Le franchissement de la vallée sèche des Grands Essarts à Saint-Germain nécessite le percement d’une longue zone en déblai et la construction d’une série de cinq ponceaux pour laisser passer les piétons et les animaux et, en cas d'orage, l'eau. Devant les difficultés rencontrées pour le percement du rocher et la construction de ces ponceaux, le budget est dépassé et la voie ferrée de Poitiers au Blanc, qui devait être inauguré en une fois est, dans un premier temps, ouverte uniquement jusqu'à la gare de Saint-Savin le 28 septembre 1885. La section de Saint-Savin au Blanc est inaugurée le 7 novembre 1887.
Les modèles des gares, haltes et maisons de garde
Les plus grandes gares présentent un corps central encadré par deux ailes.
Les autres gares sont classées par catégories (classes) en fonction de leur trafic et de leur dimensions.
À côté du bâtiment des voyageurs, les gares comprennent d’autres bâtiments. Pour l’accueil du public, il est nécessaire de construire une cour des voyageurs assez large pour permettre l’accueil des calèches, des quais, un abri de voyageur sur le côté opposé à la voie, des « lieux » ou « petits lieux isolés » (toilettes publiques et urinoirs).
Pour l’accueil des marchandises, une halle aux marchandises est construite aux abords de la plupart des gares, avec des raccordements à la voie ferrée et au réseau routier et des quais de chargement. Elle présente généralement un toit très débordant pour protéger les marchandises.
Pour décharger les marchandises, les gares les plus importantes sont équipées de grues et de ponts roulants ; aucun ne subsiste aujourd’hui.

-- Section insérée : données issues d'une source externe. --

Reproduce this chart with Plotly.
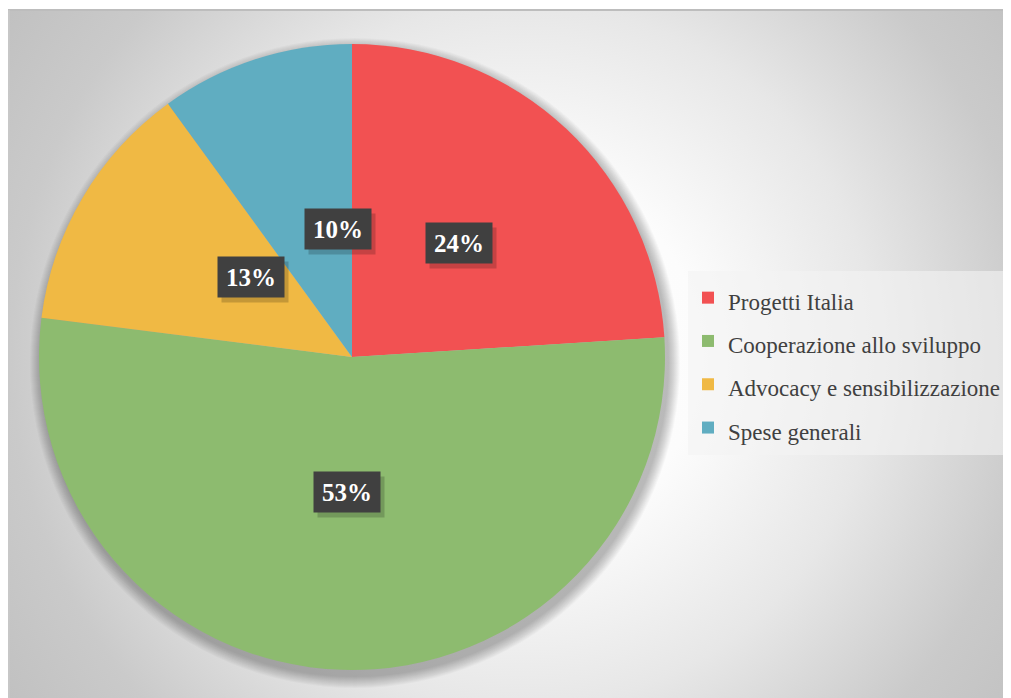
import base64
import math
import plotly.graph_objects as go

# ---- data ----
categories = ["Progetti Italia", "Cooperazione allo sviluppo",
              "Advocacy e sensibilizzazione", "Spese generali"]
values = [24, 53, 13, 10]
colors = ["#F25152", "#8DBB6F", "#F0B944", "#60ADC1"]

# page has an 8px body margin; figure fills the rest of the window
OFF = 8
W, H = 1003, 690
CX, CY, R = 352, 357, 313          # pie centre / radius in window px

def px_x(x):
    return (x - OFF) / W

def px_y(y):
    return 1 - (y - OFF) / H

BGW, BGH = W, H - 2
svg = f'''<svg xmlns="http://www.w3.org/2000/svg" width="{BGW}" height="{BGH}" viewBox="0 0 {BGW} {BGH}" preserveAspectRatio="none">
<defs><radialGradient id="g" gradientUnits="userSpaceOnUse" cx="515" cy="345" r="640">
<stop offset="0" stop-color="#ffffff"/>
<stop offset="0.28" stop-color="#fcfcfc"/>
<stop offset="0.55" stop-color="#e7e7e7"/>
<stop offset="0.8" stop-color="#cacaca"/>
<stop offset="1" stop-color="#bfbfbf"/>
</radialGradient></defs>
<rect x="0" y="0" width="{BGW}" height="{BGH}" fill="url(#g)"/>
</svg>'''
bg_uri = "data:image/svg+xml;base64," + base64.b64encode(svg.encode()).decode()

legend_labels = [f'<span style="font-size:23px">{c}</span>' for c in categories]

fig = go.Figure()
fig.add_trace(go.Pie(
    labels=legend_labels,
    values=values,
    marker=dict(colors=colors, line=dict(width=0)),
    sort=False,
    direction="clockwise",
    rotation=0,
    textinfo="none",
    hoverinfo="skip",
    domain=dict(x=[px_x(CX - R), px_x(CX + R)],
                y=[px_y(CY + R), px_y(CY - R)]),
))

# soft shadow under pie
shapes = []
for k in range(1, 13):
    rr = R + k * 1.0
    ox, oy = 3, 6
    shapes.append(dict(type="circle", xref="paper", yref="paper", layer="below",
                       x0=px_x(CX + ox - rr), x1=px_x(CX + ox + rr),
                       y0=px_y(CY + oy + rr), y1=px_y(CY + oy - rr),
                       fillcolor="rgba(0,0,0,0.022)", line=dict(width=0)))
# chart area border (top / left)
shapes.append(dict(type="line", xref="paper", yref="paper", layer="above",
                   x0=0, x1=1, y0=px_y(10), y1=px_y(10),
                   line=dict(color="#bdbdbd", width=2)))
shapes.append(dict(type="line", xref="paper", yref="paper", layer="above",
                   x0=px_x(9), x1=px_x(9), y0=0, y1=px_y(10),
                   line=dict(color="#c8c8c8", width=1.5)))

# data labels
total = sum(values)
annotations = []
cum = 0
for v in values:
    mid = (cum + v / 2) / total * 2 * math.pi
    cum += v
    lx = CX + 0.5 * R * math.sin(mid)
    ly = CY - 0.5 * R * math.cos(mid)
    txt = f"{round(v / total * 100)}%"
    annotations.append(dict(x=px_x(lx), y=px_y(ly), xref="paper", yref="paper",
                            text=" ", showarrow=False, width=64, height=38,
                            bgcolor="rgba(0,0,0,0.18)", xshift=4, yshift=-5))
    annotations.append(dict(x=px_x(lx), y=px_y(ly), xref="paper", yref="paper",
                            text=f"<b>{txt}</b>", showarrow=False, width=64, height=38,
                            bgcolor="#404040",
                            font=dict(family="Liberation Serif", size=25, color="white")))

fig.update_layout(
    width=W, height=H,
    margin=dict(l=0, r=0, t=0, b=0),
    paper_bgcolor="white",
    plot_bgcolor="white",
    showlegend=True,
    legend=dict(x=px_x(688), xanchor="left", y=px_y(271), yanchor="top",
                bgcolor="rgba(243,243,243,0.6)",
                font=dict(family="Liberation Serif", size=31, color="#404040"),
                itemclick=False, itemdoubleclick=False),
    images=[dict(source=bg_uri, xref="paper", yref="paper",
                 x=px_x(8), y=px_y(10), sizex=BGW / W, sizey=BGH / H,
                 xanchor="left", yanchor="top", sizing="stretch", layer="below")],
    shapes=shapes,
    annotations=annotations,
)

fig.write_html("out.html")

Les machines à vapeur doivent être alimentées en eau, ce qui nécessite l’aménagement de pompages dans la rivière la plus porche. L’eau est acheminée sous pression dans une citerne ou un château d’eau alimentés par une « machine fixe » protégée par un bâtiment. Une fosse à piquer le feu, destinée à recevoir le résidu du foyer de la machine à vapeur, est également nécessaire. Le réservoir d’eau de la gare de Saint-Savin est visible sur une carte postale ancienne.
Les haltes sont des maisons de garde avec une salle d’attente pour les voyageurs, toutes classes confondues, en ossature bois, des « lieux » (toilettes) et parfois un abri de voyageurs sur le côté opposé de la voie. Les trains ne s’y arrêtent qu’à la demande des voyageurs. La halte de Fleix a disparu, mais était du même modèle que celle de Savigny-Levescaut, aujourd’hui dans la communauté urbaine de Grand-Poitiers.
Les maisons de garde-barrière sont de deux modèles : avec ou sans soubassement.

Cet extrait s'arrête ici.